My classes never fail to bring me the same “holy crap” feeling that overcame my roomie – oftentimes I sit in class, overwhelmed that I am here, in this place, at this time, learning this amazing stuff and hearing these amazing stories from these unbelievable professors. I am blessed. I truly am.
On any given day, I hear the rich stories of the Hebrew people – stories in which they radically put their trust in Yahweh: a God that, during the time of the Exodus, tells Moses that the divine name is “I Am who I Am”, refusing to be specific and, in doing so, reminding the Israelites (and us) that God’s name refers to what God does and how God acts in the powerful history of God’s people – from a professor who tells these ancient stories as if they come from his own personal history. Then I learn the history of the Christian liturgy, educating me on why we do what we do today (and practicing what we do today, over and over and over again), and giving me a deep reservoir of appreciation for the rituals and rites we perform as Christians to remind ourselves of who we are, and whose we are. I may dive into Greek, learning the language of our own sacred texts – and subsequently realizing why Jews and Muslims are so insistent on knowing their own texts in the original tongue (and often by heart). And I end the day with a crash course on the history of our Church, with 16 centuries covered in just over three months.
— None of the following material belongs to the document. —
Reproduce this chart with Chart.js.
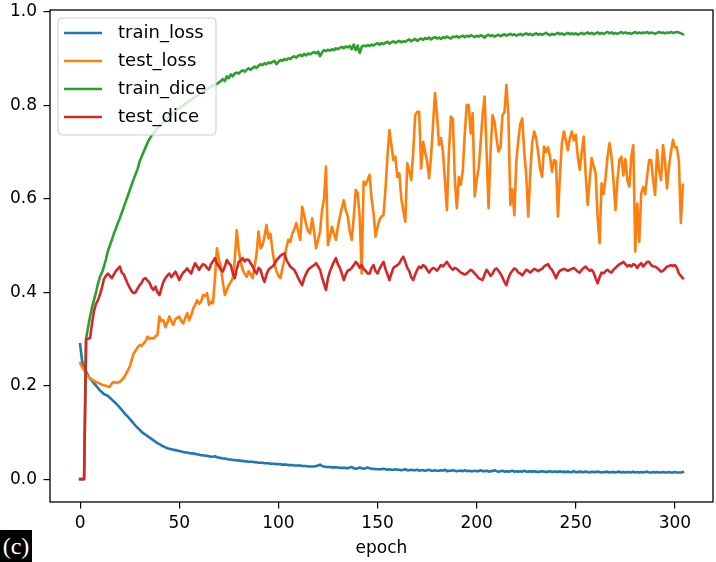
<!DOCTYPE html>
<html><head><meta charset="utf-8">
<script src="https://cdn.jsdelivr.net/npm/chart.js@4/dist/chart.umd.min.js"></script>
<style>
html,body{margin:0;padding:0;background:#fff;}
#wrap{position:relative;width:716px;height:562px;overflow:hidden;background:#fff;}
#tag{position:absolute;left:0;top:530px;width:32px;height:32px;background:#000;color:#fff;font:24px 'Liberation Serif','DejaVu Serif',serif;line-height:32px;text-align:center;}
</style></head><body>
<div id="wrap"><canvas id="c" width="716" height="562"></canvas><div id="tag">(c)</div></div>
<script>
// ---- data ----
const trainLoss = [
.289,.252,.238,.230,.222,.215,.210,.205,.200,.195,
.190,.186,.182,.180,.178,.174,.170,.166,.162,.158,
.153,.148,.143,.138,.134,.129,.124,.119,.114,.110,
.106,.101,.098,.095,.092,.089,.086,.083,.080,.077,
.075,.072,.070,.068,.066,.065,.064,.063,.062,.061,
.060,.059,.058,.057,.057,.056,.055,.055,.054,.053,
.052,.051,.051,.050,.050,.049,.048,.048,.049,.047,
.046,.045,.044,.044,.043,.042,.042,.041,.041,.040,
.040,.039,.039,.038,.038,.037,.037,.037,.036,.036,
.035,.035,.035,.034,.034,.034,.033,.033,.033,.032,
.032,.032,.031,.031,.031,.030,.030,.030,.029,.029,
.029,.029,.028,.028,.028,.027,.027,.027,.027,.028,
.029,.031,.028,.027,.026,.026,.026,.025,.025,.025,
.025,.024,.024,.024,.024,.023,.025,.026,.023,.022,
.023,.025,.023,.022,.023,.025,.023,.022,.022,.021,
.021,.021,.021,.022,.021,.020,.021,.020,.020,.021,
.020,.020,.019,.020,.021,.019,.019,.020,.019,.019,
.020,.018,.019,.019,.018,.019,.020,.018,.018,.019,
.018,.018,.019,.018,.020,.017,.018,.018,.019,.018,
.017,.018,.018,.017,.019,.017,.018,.017,.017,.018,
.017,.017,.019,.017,.017,.018,.016,.017,.017,.019,
.017,.016,.017,.018,.016,.017,.016,.017,.018,.016,
.017,.016,.017,.016,.018,.016,.016,.017,.016,.017,
.016,.015,.016,.017,.016,.015,.016,.017,.015,.016,
.016,.015,.017,.015,.016,.015,.016,.015,.015,.017,
.015,.015,.016,.015,.015,.016,.015,.014,.016,.015,
.015,.016,.015,.014,.015,.015,.016,.014,.015,.015,
.014,.015,.016,.014,.015,.014,.015,.015,.014,.016,
.014,.015,.014,.015,.014,.015,.016,.014,.014,.015,
.014,.015,.014,.014,.015,.014,.014,.015,.014,.014,
.015,.014,.014,.014,.015];

const testLoss = [
.248,.240,.233,.225,.220,.216,.213,.210,.208,.206,
.204,.202,.201,.200,.198,.198,.205,.208,.206,.207,
.208,.212,.217,.224,.232,.240,.255,.269,.275,.282,
.287,.285,.290,.295,.305,.300,.302,.301,.306,.308,
.348,.338,.340,.325,.335,.348,.338,.330,.342,.345,
.348,.338,.333,.345,.355,.340,.350,.365,.373,.383,
.375,.380,.394,.392,.398,.373,.380,.376,.430,.494,
.470,.455,.420,.394,.405,.415,.422,.430,.470,.533,
.490,.465,.448,.440,.433,.445,.438,.430,.455,.483,
.530,.494,.500,.520,.544,.515,.525,.490,.462,.445,
.435,.430,.450,.469,.495,.512,.508,.525,.535,.548,
.530,.512,.583,.565,.545,.530,.526,.558,.530,.494,
.512,.530,.575,.600,.669,.501,.520,.540,.525,.512,
.540,.562,.580,.597,.575,.562,.530,.512,.560,.619,
.612,.560,.440,.637,.630,.640,.651,.600,.569,.519,
.540,.555,.562,.565,.620,.690,.747,.715,.683,.690,
.647,.655,.600,.575,.551,.676,.660,.640,.700,.779,
.786,.786,.665,.722,.700,.680,.644,.690,.760,.826,
.780,.715,.730,.700,.640,.576,.700,.776,.770,.640,
.580,.647,.630,.660,.740,.801,.800,.740,.783,.605,
.640,.665,.720,.780,.819,.700,.580,.700,.779,.765,
.730,.701,.710,.779,.785,.844,.780,.587,.620,.565,
.680,.726,.760,.772,.700,.651,.562,.650,.720,.744,
.730,.700,.665,.647,.712,.700,.710,.690,.658,.683,
.680,.562,.650,.720,.744,.725,.704,.730,.744,.725,
.737,.690,.662,.700,.733,.650,.587,.640,.687,.670,
.655,.560,.505,.633,.610,.644,.690,.719,.690,.640,
.576,.640,.683,.690,.650,.685,.640,.626,.690,.715,
.487,.590,.508,.612,.625,.610,.650,.683,.683,.640,
.608,.704,.660,.640,.715,.680,.622,.670,.700,.726,
.710,.710,.680,.548,.630];

const trainDice = [
0,0,0,.300,.325,.348,.368,.383,.400,.418,
.433,.442,.455,.470,.488,.500,.512,.525,.536,.548,
.558,.570,.582,.594,.606,.618,.630,.642,.653,.664,
.680,.690,.700,.710,.720,.728,.735,.741,.746,.751,
.756,.760,.764,.768,.772,.776,.780,.784,.788,.791,
.794,.797,.800,.803,.806,.809,.812,.815,.818,.821,
.824,.827,.830,.833,.835,.837,.840,.842,.844,.846,
.849,.852,.856,.852,.862,.858,.866,.862,.868,.870,
.868,.872,.875,.872,.876,.879,.876,.880,.883,.880,
.885,.888,.886,.890,.888,.892,.890,.893,.895,.888,
.893,.897,.895,.899,.897,.901,.899,.903,.905,.902,
.906,.908,.905,.910,.907,.911,.909,.912,.914,.911,
.915,.905,.913,.918,.916,.919,.917,.920,.918,.922,
.920,.923,.925,.922,.926,.924,.927,.920,.930,.918,
.928,.912,.925,.928,.926,.929,.927,.930,.928,.931,
.933,.930,.933,.931,.934,.936,.932,.935,.937,.934,
.936,.938,.935,.937,.936,.939,.941,.937,.940,.942,
.938,.941,.943,.940,.944,.942,.945,.941,.944,.946,
.943,.945,.942,.946,.944,.947,.945,.943,.947,.946,
.948,.945,.947,.949,.946,.949,.947,.950,.948,.946,
.949,.947,.950,.948,.945,.949,.951,.948,.950,.947,
.949,.951,.948,.950,.952,.949,.951,.953,.950,.952,
.949,.951,.953,.950,.952,.954,.951,.953,.950,.952,
.954,.951,.953,.951,.953,.955,.952,.950,.953,.951,
.953,.955,.952,.954,.951,.953,.955,.952,.954,.952,
.954,.951,.953,.955,.952,.954,.956,.953,.955,.952,
.954,.956,.953,.955,.953,.955,.957,.954,.956,.953,
.955,.953,.955,.957,.954,.956,.954,.955,.953,.955,
.957,.954,.956,.954,.956,.955,.957,.954,.956,.955,
.953,.955,.957,.955,.956,.954,.956,.955,.957,.955,
.956,.957,.956,.954,.952];

const testDice = [
0,0,0,.300,.300,.302,.333,.360,.375,.383,
.395,.410,.428,.435,.440,.435,.430,.438,.445,.450,
.455,.442,.438,.428,.418,.410,.402,.398,.400,.408,
.415,.420,.428,.430,.425,.420,.410,.405,.412,.400,
.394,.408,.422,.430,.436,.440,.432,.438,.444,.436,
.426,.435,.442,.446,.451,.445,.440,.452,.462,.455,
.448,.455,.460,.458,.452,.448,.460,.466,.473,.462,
.455,.448,.444,.455,.469,.462,.458,.440,.430,.450,
.465,.468,.473,.466,.470,.469,.462,.455,.446,.440,
.452,.448,.432,.422,.438,.448,.452,.455,.460,.468,
.473,.478,.481,.483,.470,.462,.455,.451,.448,.440,
.430,.422,.415,.430,.440,.448,.452,.455,.458,.462,
.455,.448,.432,.418,.405,.430,.445,.455,.465,.473,
.460,.452,.440,.426,.438,.446,.448,.452,.458,.465,
.460,.452,.458,.450,.446,.440,.440,.452,.458,.445,
.440,.450,.458,.465,.450,.438,.426,.440,.452,.455,
.458,.462,.470,.476,.465,.452,.445,.432,.426,.438,
.448,.455,.452,.458,.455,.448,.442,.448,.452,.450,
.446,.452,.458,.455,.460,.465,.458,.452,.448,.452,
.450,.446,.442,.440,.438,.440,.444,.448,.445,.440,
.436,.430,.428,.426,.438,.448,.442,.435,.440,.448,
.451,.446,.440,.432,.422,.415,.430,.440,.446,.451,
.448,.442,.440,.436,.442,.448,.446,.442,.446,.450,
.448,.445,.448,.450,.455,.458,.460,.452,.448,.440,
.430,.440,.446,.448,.450,.448,.446,.448,.450,.452,
.448,.444,.442,.448,.452,.455,.450,.446,.448,.442,
.430,.419,.432,.442,.440,.445,.448,.444,.442,.448,
.452,.456,.460,.462,.465,.460,.455,.458,.455,.460,
.458,.452,.458,.462,.455,.460,.465,.465,.458,.455,
.455,.452,.448,.444,.446,.450,.455,.456,.458,.456,
.458,.452,.440,.435,.430];

const seriesNames = ['train_loss', 'test_loss', 'train_dice', 'test_dice'];
const seriesColors = ['#1f77b4', '#ff7f0e', '#2ca02c', '#d62728'];
const xTicks = [0, 50, 100, 150, 200, 250, 300];
const yTicks = [0.0, 0.2, 0.4, 0.6, 0.8, 1.0];
const xTitle = 'epoch';

// ---- chart ----
const epochs = trainLoss.map((_, i) => i);
const allSeries = [trainLoss, testLoss, trainDice, testDice];
const FONT = "'DejaVu Sans', sans-serif";
const FS = 17;
const LFS = 18;
Chart.defaults.font.family = FONT;
Chart.defaults.color = '#000';

const datasets = allSeries.map((vals, k) => ({
  label: seriesNames[k],
  data: vals.map((v, i) => ({x: epochs[i], y: v})),
  borderColor: seriesColors[k],
  backgroundColor: seriesColors[k],
  borderWidth: 2.6,
  pointRadius: 0,
  tension: 0,
  fill: false,
  borderJoinStyle: 'round',
  borderCapStyle: 'square',
  order: allSeries.length - k
}));

const framePlugin = {
  id: 'frame',
  afterDatasetsDraw(chart) {
    const {ctx, chartArea: a} = chart;
    ctx.save();
    ctx.strokeStyle = '#000';
    ctx.lineWidth = 1.3;
    ctx.strokeRect(a.left, a.top, a.right - a.left, a.bottom - a.top);
    ctx.restore();
  },
  afterDraw(chart) {
    const ctx = chart.ctx;
    ctx.save();
    const bx = 58, by = 18, bw = 158, bh = 117, r = 4;
    ctx.beginPath();
    ctx.moveTo(bx + r, by);
    ctx.lineTo(bx + bw - r, by); ctx.quadraticCurveTo(bx + bw, by, bx + bw, by + r);
    ctx.lineTo(bx + bw, by + bh - r); ctx.quadraticCurveTo(bx + bw, by + bh, bx + bw - r, by + bh);
    ctx.lineTo(bx + r, by + bh); ctx.quadraticCurveTo(bx, by + bh, bx, by + bh - r);
    ctx.lineTo(bx, by + r); ctx.quadraticCurveTo(bx, by, bx + r, by);
    ctx.closePath();
    ctx.fillStyle = 'rgba(255,255,255,0.8)';
    ctx.fill();
    ctx.strokeStyle = '#cccccc';
    ctx.lineWidth = 1;
    ctx.stroke();
    ctx.font = LFS + 'px ' + FONT;
    ctx.textBaseline = 'middle';
    ctx.textAlign = 'left';
    seriesNames.forEach((name, k) => {
      const y = 33 + k * 28;
      ctx.strokeStyle = seriesColors[k];
      ctx.lineWidth = 2.6;
      ctx.beginPath(); ctx.moveTo(64, y); ctx.lineTo(102, y); ctx.stroke();
      ctx.fillStyle = '#000';
      ctx.fillText(name, 118, y);
    });
    ctx.restore();
  }
};

new Chart(document.getElementById('c'), {
  type: 'line',
  data: {datasets},
  options: {
    responsive: false,
    animation: false,
    devicePixelRatio: 1,
    layout: {padding: {left: 0, right: 3, top: 10, bottom: 0}},
    plugins: {legend: {display: false}, tooltip: {enabled: false}},
    scales: {
      x: {
        type: 'linear', min: -15.2, max: 319.2,
        afterBuildTicks: s => { s.ticks = xTicks.map(v => ({value: v})); },
        afterFit: s => { s.height = 60; s.paddingLeft = 0; s.paddingRight = 0; },
        ticks: {font: {size: FS}, color: '#000', padding: 5, maxRotation: 0, autoSkip: false,
                callback: v => String(v)},
        grid: {display: true, drawOnChartArea: false, drawTicks: true, tickLength: 6.5, color: '#000', lineWidth: 1.2},
        border: {display: false},
        title: {display: true, text: xTitle, font: {size: FS}, color: '#000', padding: {top: 0, bottom: 3}}
      },
      y: {
        type: 'linear', min: -0.049, max: 1.004,
        afterBuildTicks: s => { s.ticks = yTicks.map(v => ({value: v})); },
        afterFit: s => { s.width = 50; s.paddingTop = 0; s.paddingBottom = 0; },
        ticks: {font: {size: FS}, color: '#000', padding: 6.5, autoSkip: false,
                callback: v => Number(v).toFixed(1)},
        grid: {display: true, drawOnChartArea: false, drawTicks: true, tickLength: 6.5, color: '#000', lineWidth: 1.2},
        border: {display: false}
      }
    }
  },
  plugins: [framePlugin]
});
</script>
</body></html>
I was knee-deep in an interpretation of the Exodus on the train tonight when a woman came on board, and it was obvious she had a story to tell. And, make no mistake, there were many on my particular section of the train that wanted to hear that story. The woman spoke of the moral degredation of our culture, plagued with racism, domestic violence, materialism, and a general selfishness that did not reflect her understanding of the gospel. I know what she preached was gospel, for – even though she made points with which I disagreed, even vehemently so – her words spoke to the good news that was present in her life because of Jesus Christ. For the entire trip home, she rarely took a breath in the midst of her sermon.
I could easily descend into a nice little pastoral tie-in to my own spiritual journey here at seminary in Chicago. But the truth is, I cannot help but do that very thing. For I can learn all I want in the nice confines of the intellectual paradise called “Lutheran School of Theology at Chicago” (and trust me, I will), but to listen to that passionate woman of faith on the L tonight was anything but comfortable.
It was jarring, and it pushed me to places I’d rather not go most of the time. She espoused a theology I could not wholly embrace, but she was a witness. The film director Tim Burton recently bemoaned the American ideal, saying, “…in America, when you’re passionate about something, people think you’re crazy. I just think you know who you are…”
This woman knew who she was, and she reminded me of who (and whose) I was. I thank God for being here, and I'll especially give thanks when I remember this night.
1 Comments:
M'ijo,
I am so glad you are there--"there" being LSTC, seminary, a place where you are challenged, and a place of peace. Except for being so far from me, yes, I'm glad you're there.